Dan Fuss, whose Loomis Sayles Bond Fund beat 98 percent of its peers in the last three years, said the fixed-income market is more “overbought” than at any time in his 55-year career as he prepares to open a fund to British individual investors.
“This is the most overbought market I have ever seen in my life in the business,” Fuss, 79, who oversees $66 billion in fixed-income assets as vice chairman of Boston-based Loomis Sayles & Co., said in an interview in London. “What I tell my clients is, ‘It’s not the end of the world, but for heaven’s sakes don’t go out and borrow money to buy bonds right now.’”

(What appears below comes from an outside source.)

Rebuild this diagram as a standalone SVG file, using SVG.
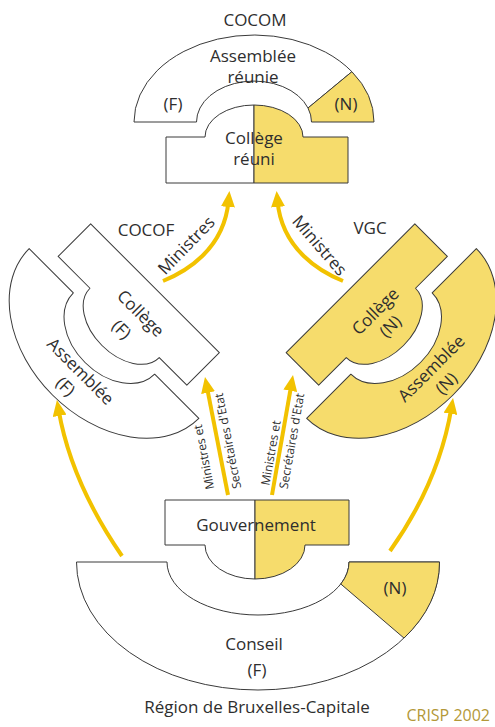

Yields on government bonds in the U.S., Germany, the U.K. and Australia tumbled to all-time lows last year as Europe’s debt crisis intensified and concern grew that global growth was stalling. Central banks, including the Federal Reserve, Bank of Japan and Bank of England put pressure on interest rates by purchasing government securities to boost growth.
Ten-year Treasury yields, which touched a record low of 1.38 percent in July, were at 2.02 percent at 3:50 p.m. in London today, compared with an average over the past 10 years of 3.64 percent. Germany’s 10-year bund yield slid to 1.13 percent last year, less than half its 10-year average of 3.36 percent.
“The world is changing,” said Fuss, who started in the investment business when Dwight Eisenhower was U.S. President. “We are coming off a period of very low interest rates because the central banks have been buying the bonds. Interest rates are going to go up.”
With the U.K. fund, Fuss will be trying to replicate the success of his $15 billion Loomis Sayles Strategic Income Fund (NEFZX), which beat 94 percent of its peers over the past year and 97 percent over three years, data compiled by Bloomberg show. The pool, which he manages with Matt Eagan and Elaine Stokes, targets corporate, convertible and government bonds worldwide and may invest as much as 35 percent of its assets in equities.
The U.K. fund, approved by the Financial Services Authority today, will limit common stocks to 20 percent and be managed by Fuss and his two colleagues. Fuss said he is the largest individual investor in the U.S. version of the fund, adding he has “a very meaningful amount” of his wealth in it.
Calling the risk in the bond market “very high,” Fuss said he sees opportunities in government bonds in Canada, Australia and New Zealand, companies with strong credit ratings as well as those likely to experience upgrades.
He has cut the maturities of the bonds the fund holds by half in the last four years and in October started reducing his holdings in junk bonds and emerging markets. The new issues market is particularly risky, he said.
“High-yield is as overbought as I have ever seen it,” Fuss said. “This is absolutely, from a valuation point, ridiculous.”
The average extra yield investors charge to hold high-yield bonds instead of government bonds dropped to 493 basis points on Jan. 28, the lowest level since May 2011, according to the Bank of America Merrill Lynch Global High Yield Index. Junk bonds are high-yield, high-risk securities ranked below Baa3 by Moody’s Investors Service and lower than BBB- at Standard & Poor’s. A basis point is the equivalent of 0.01 percentage point.
Fuss is most closely associated with the Loomis Sayles Bond Fund (LSBDX), which beat 96 percent of peers in the past year and 92 percent over five years, according to data compiled by Bloomberg. He has been at Loomis Sayles, a unit of Paris-based Natixis (KN), since 1976 and plans to work for years to come. His father, he said, worked into his late 80s and his grandfather ran a tavern until he was about 90.
Natixis said in a separate statement that the Strategic Income Fund is the first of a line of sub-funds it plans in the U.K.